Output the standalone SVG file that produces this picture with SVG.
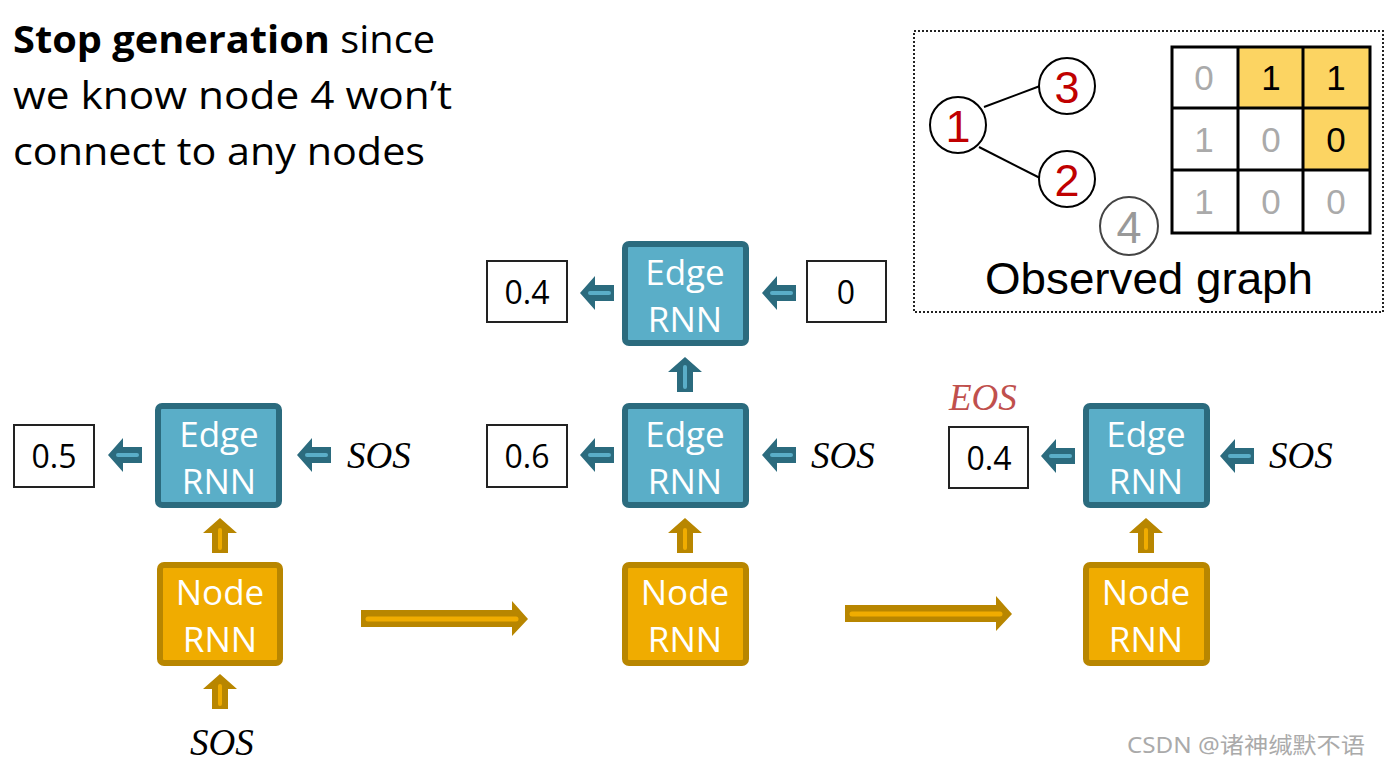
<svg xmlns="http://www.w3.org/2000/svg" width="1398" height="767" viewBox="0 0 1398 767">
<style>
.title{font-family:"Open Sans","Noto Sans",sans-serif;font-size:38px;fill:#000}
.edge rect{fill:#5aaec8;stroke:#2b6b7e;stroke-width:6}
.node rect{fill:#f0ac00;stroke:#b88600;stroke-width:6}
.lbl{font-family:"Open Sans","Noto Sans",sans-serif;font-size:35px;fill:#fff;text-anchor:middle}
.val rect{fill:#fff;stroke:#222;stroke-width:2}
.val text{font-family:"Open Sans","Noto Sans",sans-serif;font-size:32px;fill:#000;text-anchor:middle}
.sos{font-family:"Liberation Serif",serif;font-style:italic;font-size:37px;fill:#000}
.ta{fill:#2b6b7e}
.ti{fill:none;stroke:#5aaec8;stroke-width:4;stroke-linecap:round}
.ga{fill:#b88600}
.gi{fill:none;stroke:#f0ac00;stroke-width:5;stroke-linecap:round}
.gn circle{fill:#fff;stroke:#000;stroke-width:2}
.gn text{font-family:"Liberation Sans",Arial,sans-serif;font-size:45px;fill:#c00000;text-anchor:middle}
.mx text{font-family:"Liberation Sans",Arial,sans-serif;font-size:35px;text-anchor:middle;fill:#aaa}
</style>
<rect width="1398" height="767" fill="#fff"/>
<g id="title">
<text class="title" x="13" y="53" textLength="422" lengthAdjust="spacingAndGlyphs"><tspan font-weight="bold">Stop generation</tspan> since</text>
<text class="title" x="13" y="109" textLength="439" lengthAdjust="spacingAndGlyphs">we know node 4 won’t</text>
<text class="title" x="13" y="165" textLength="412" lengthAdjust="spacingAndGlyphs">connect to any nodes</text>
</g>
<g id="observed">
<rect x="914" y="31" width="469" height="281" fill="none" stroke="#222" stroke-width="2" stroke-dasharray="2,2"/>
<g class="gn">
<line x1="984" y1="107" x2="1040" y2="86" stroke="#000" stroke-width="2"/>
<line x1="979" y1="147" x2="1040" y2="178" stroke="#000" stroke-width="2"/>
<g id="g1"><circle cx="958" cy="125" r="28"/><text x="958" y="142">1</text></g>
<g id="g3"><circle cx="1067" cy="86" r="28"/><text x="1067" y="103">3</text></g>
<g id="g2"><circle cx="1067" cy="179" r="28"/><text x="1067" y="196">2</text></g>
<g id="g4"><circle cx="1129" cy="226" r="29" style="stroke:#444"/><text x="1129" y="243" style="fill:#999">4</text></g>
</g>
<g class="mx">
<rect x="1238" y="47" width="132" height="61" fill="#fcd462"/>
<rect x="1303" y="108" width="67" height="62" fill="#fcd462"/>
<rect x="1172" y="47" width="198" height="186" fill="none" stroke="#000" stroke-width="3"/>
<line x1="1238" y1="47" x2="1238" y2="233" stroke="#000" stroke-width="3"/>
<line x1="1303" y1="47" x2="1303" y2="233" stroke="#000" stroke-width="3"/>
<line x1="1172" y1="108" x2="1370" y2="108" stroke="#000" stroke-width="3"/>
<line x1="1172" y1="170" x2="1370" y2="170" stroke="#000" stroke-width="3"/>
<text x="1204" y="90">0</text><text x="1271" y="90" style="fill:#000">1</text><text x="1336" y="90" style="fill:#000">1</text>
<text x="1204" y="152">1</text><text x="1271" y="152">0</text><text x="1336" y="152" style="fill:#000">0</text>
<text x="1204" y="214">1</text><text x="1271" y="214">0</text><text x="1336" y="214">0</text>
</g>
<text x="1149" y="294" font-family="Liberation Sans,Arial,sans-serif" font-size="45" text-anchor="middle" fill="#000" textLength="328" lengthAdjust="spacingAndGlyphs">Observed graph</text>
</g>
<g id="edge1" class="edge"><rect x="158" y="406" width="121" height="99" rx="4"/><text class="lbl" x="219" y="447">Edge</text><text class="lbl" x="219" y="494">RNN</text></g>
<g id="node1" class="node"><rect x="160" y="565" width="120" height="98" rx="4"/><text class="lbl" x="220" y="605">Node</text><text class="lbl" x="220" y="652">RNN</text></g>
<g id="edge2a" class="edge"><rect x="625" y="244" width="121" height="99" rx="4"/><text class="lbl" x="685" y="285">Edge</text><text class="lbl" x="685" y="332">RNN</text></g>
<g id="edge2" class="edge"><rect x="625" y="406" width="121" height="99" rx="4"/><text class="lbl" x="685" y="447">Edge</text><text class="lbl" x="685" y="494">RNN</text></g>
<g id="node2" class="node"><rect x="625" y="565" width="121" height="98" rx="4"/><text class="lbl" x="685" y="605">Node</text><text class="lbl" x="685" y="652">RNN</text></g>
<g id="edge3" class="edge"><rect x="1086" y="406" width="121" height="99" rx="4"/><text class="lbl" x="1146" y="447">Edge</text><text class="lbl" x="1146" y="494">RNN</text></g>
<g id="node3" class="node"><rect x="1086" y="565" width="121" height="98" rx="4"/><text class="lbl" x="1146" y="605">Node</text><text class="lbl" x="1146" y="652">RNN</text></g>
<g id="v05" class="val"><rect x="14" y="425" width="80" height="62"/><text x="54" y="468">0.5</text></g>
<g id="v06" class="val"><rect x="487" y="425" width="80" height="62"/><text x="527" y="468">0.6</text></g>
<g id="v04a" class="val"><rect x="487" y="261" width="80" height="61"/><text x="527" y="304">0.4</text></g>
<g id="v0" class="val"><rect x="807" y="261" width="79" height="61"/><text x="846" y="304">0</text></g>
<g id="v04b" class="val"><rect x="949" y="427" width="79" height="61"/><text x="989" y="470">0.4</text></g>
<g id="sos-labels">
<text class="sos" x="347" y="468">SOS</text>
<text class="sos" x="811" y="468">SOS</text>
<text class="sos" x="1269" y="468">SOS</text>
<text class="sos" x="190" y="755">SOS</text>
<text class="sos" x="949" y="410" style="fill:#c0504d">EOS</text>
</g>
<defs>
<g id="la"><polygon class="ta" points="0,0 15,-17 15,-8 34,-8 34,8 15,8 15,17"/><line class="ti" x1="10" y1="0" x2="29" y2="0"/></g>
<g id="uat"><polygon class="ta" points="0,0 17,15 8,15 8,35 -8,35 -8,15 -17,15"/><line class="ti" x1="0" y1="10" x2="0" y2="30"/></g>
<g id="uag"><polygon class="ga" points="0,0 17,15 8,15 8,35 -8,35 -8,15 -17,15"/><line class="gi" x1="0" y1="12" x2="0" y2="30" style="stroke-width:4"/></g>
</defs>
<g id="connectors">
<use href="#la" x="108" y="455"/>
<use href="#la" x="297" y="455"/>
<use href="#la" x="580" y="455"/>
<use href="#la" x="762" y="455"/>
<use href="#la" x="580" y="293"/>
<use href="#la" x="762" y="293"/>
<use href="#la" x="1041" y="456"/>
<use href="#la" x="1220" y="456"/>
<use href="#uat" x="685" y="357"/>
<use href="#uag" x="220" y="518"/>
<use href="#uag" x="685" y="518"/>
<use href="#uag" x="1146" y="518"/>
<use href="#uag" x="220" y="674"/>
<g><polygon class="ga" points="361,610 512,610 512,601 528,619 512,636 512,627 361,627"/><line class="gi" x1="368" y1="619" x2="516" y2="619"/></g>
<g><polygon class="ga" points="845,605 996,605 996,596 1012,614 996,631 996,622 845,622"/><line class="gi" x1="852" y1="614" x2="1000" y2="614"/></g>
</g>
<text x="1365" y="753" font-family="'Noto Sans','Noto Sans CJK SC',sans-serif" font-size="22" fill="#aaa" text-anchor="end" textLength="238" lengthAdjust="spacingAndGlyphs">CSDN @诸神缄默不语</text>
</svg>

------

■ **Task**: Repeat the data exactly, excluding the pictures.

■ **Exercise output**:
Output the standalone SVG file that produces this picture with SVG.
<svg xmlns="http://www.w3.org/2000/svg" width="1398" height="767" viewBox="0 0 1398 767">
<style>
.title{font-family:"Open Sans","Noto Sans",sans-serif;font-size:38px;fill:#000}
.edge rect{fill:#5aaec8;stroke:#2b6b7e;stroke-width:6}
.node rect{fill:#f0ac00;stroke:#b88600;stroke-width:6}
.lbl{font-family:"Open Sans","Noto Sans",sans-serif;font-size:35px;fill:#fff;text-anchor:middle}
.val rect{fill:#fff;stroke:#222;stroke-width:2}
.val text{font-family:"Open Sans","Noto Sans",sans-serif;font-size:32px;fill:#000;text-anchor:middle}
.sos{font-family:"Liberation Serif",serif;font-style:italic;font-size:37px;fill:#000}
.ta{fill:#2b6b7e}
.ti{fill:none;stroke:#5aaec8;stroke-width:4;stroke-linecap:round}
.ga{fill:#b88600}
.gi{fill:none;stroke:#f0ac00;stroke-width:5;stroke-linecap:round}
.gn circle{fill:#fff;stroke:#000;stroke-width:2}
.gn text{font-family:"Liberation Sans",Arial,sans-serif;font-size:45px;fill:#c00000;text-anchor:middle}
.mx text{font-family:"Liberation Sans",Arial,sans-serif;font-size:35px;text-anchor:middle;fill:#aaa}
</style>
<rect width="1398" height="767" fill="#fff"/>
<g id="title">
<text class="title" x="13" y="53" textLength="422" lengthAdjust="spacingAndGlyphs"><tspan font-weight="bold">Stop generation</tspan> since</text>
<text class="title" x="13" y="109" textLength="439" lengthAdjust="spacingAndGlyphs">we know node 4 won’t</text>
<text class="title" x="13" y="165" textLength="412" lengthAdjust="spacingAndGlyphs">connect to any nodes</text>
</g>
<g id="observed">
<rect x="914" y="31" width="469" height="281" fill="none" stroke="#222" stroke-width="2" stroke-dasharray="2,2"/>
<g class="gn">
<line x1="984" y1="107" x2="1040" y2="86" stroke="#000" stroke-width="2"/>
<line x1="979" y1="147" x2="1040" y2="178" stroke="#000" stroke-width="2"/>
<g id="g1"><circle cx="958" cy="125" r="28"/><text x="958" y="142">1</text></g>
<g id="g3"><circle cx="1067" cy="86" r="28"/><text x="1067" y="103">3</text></g>
<g id="g2"><circle cx="1067" cy="179" r="28"/><text x="1067" y="196">2</text></g>
<g id="g4"><circle cx="1129" cy="226" r="29" style="stroke:#444"/><text x="1129" y="243" style="fill:#999">4</text></g>
</g>
<g class="mx">
<rect x="1238" y="47" width="132" height="61" fill="#fcd462"/>
<rect x="1303" y="108" width="67" height="62" fill="#fcd462"/>
<rect x="1172" y="47" width="198" height="186" fill="none" stroke="#000" stroke-width="3"/>
<line x1="1238" y1="47" x2="1238" y2="233" stroke="#000" stroke-width="3"/>
<line x1="1303" y1="47" x2="1303" y2="233" stroke="#000" stroke-width="3"/>
<line x1="1172" y1="108" x2="1370" y2="108" stroke="#000" stroke-width="3"/>
<line x1="1172" y1="170" x2="1370" y2="170" stroke="#000" stroke-width="3"/>
<text x="1204" y="90">0</text><text x="1271" y="90" style="fill:#000">1</text><text x="1336" y="90" style="fill:#000">1</text>
<text x="1204" y="152">1</text><text x="1271" y="152">0</text><text x="1336" y="152" style="fill:#000">0</text>
<text x="1204" y="214">1</text><text x="1271" y="214">0</text><text x="1336" y="214">0</text>
</g>
<text x="1149" y="294" font-family="Liberation Sans,Arial,sans-serif" font-size="45" text-anchor="middle" fill="#000" textLength="328" lengthAdjust="spacingAndGlyphs">Observed graph</text>
</g>
<g id="edge1" class="edge"><rect x="158" y="406" width="121" height="99" rx="4"/><text class="lbl" x="219" y="447">Edge</text><text class="lbl" x="219" y="494">RNN</text></g>
<g id="node1" class="node"><rect x="160" y="565" width="120" height="98" rx="4"/><text class="lbl" x="220" y="605">Node</text><text class="lbl" x="220" y="652">RNN</text></g>
<g id="edge2a" class="edge"><rect x="625" y="244" width="121" height="99" rx="4"/><text class="lbl" x="685" y="285">Edge</text><text class="lbl" x="685" y="332">RNN</text></g>
<g id="edge2" class="edge"><rect x="625" y="406" width="121" height="99" rx="4"/><text class="lbl" x="685" y="447">Edge</text><text class="lbl" x="685" y="494">RNN</text></g>
<g id="node2" class="node"><rect x="625" y="565" width="121" height="98" rx="4"/><text class="lbl" x="685" y="605">Node</text><text class="lbl" x="685" y="652">RNN</text></g>
<g id="edge3" class="edge"><rect x="1086" y="406" width="121" height="99" rx="4"/><text class="lbl" x="1146" y="447">Edge</text><text class="lbl" x="1146" y="494">RNN</text></g>
<g id="node3" class="node"><rect x="1086" y="565" width="121" height="98" rx="4"/><text class="lbl" x="1146" y="605">Node</text><text class="lbl" x="1146" y="652">RNN</text></g>
<g id="v05" class="val"><rect x="14" y="425" width="80" height="62"/><text x="54" y="468">0.5</text></g>
<g id="v06" class="val"><rect x="487" y="425" width="80" height="62"/><text x="527" y="468">0.6</text></g>
<g id="v04a" class="val"><rect x="487" y="261" width="80" height="61"/><text x="527" y="304">0.4</text></g>
<g id="v0" class="val"><rect x="807" y="261" width="79" height="61"/><text x="846" y="304">0</text></g>
<g id="v04b" class="val"><rect x="949" y="427" width="79" height="61"/><text x="989" y="470">0.4</text></g>
<g id="sos-labels">
<text class="sos" x="347" y="468">SOS</text>
<text class="sos" x="811" y="468">SOS</text>
<text class="sos" x="1269" y="468">SOS</text>
<text class="sos" x="190" y="755">SOS</text>
<text class="sos" x="949" y="410" style="fill:#c0504d">EOS</text>
</g>
<defs>
<g id="la"><polygon class="ta" points="0,0 15,-17 15,-8 34,-8 34,8 15,8 15,17"/><line class="ti" x1="10" y1="0" x2="29" y2="0"/></g>
<g id="uat"><polygon class="ta" points="0,0 17,15 8,15 8,35 -8,35 -8,15 -17,15"/><line class="ti" x1="0" y1="10" x2="0" y2="30"/></g>
<g id="uag"><polygon class="ga" points="0,0 17,15 8,15 8,35 -8,35 -8,15 -17,15"/><line class="gi" x1="0" y1="12" x2="0" y2="30" style="stroke-width:4"/></g>
</defs>
<g id="connectors">
<use href="#la" x="108" y="455"/>
<use href="#la" x="297" y="455"/>
<use href="#la" x="580" y="455"/>
<use href="#la" x="762" y="455"/>
<use href="#la" x="580" y="293"/>
<use href="#la" x="762" y="293"/>
<use href="#la" x="1041" y="456"/>
<use href="#la" x="1220" y="456"/>
<use href="#uat" x="685" y="357"/>
<use href="#uag" x="220" y="518"/>
<use href="#uag" x="685" y="518"/>
<use href="#uag" x="1146" y="518"/>
<use href="#uag" x="220" y="674"/>
<g><polygon class="ga" points="361,610 512,610 512,601 528,619 512,636 512,627 361,627"/><line class="gi" x1="368" y1="619" x2="516" y2="619"/></g>
<g><polygon class="ga" points="845,605 996,605 996,596 1012,614 996,631 996,622 845,622"/><line class="gi" x1="852" y1="614" x2="1000" y2="614"/></g>
</g>
<text x="1365" y="753" font-family="'Noto Sans','Noto Sans CJK SC',sans-serif" font-size="22" fill="#aaa" text-anchor="end" textLength="238" lengthAdjust="spacingAndGlyphs">CSDN @诸神缄默不语</text>
</svg>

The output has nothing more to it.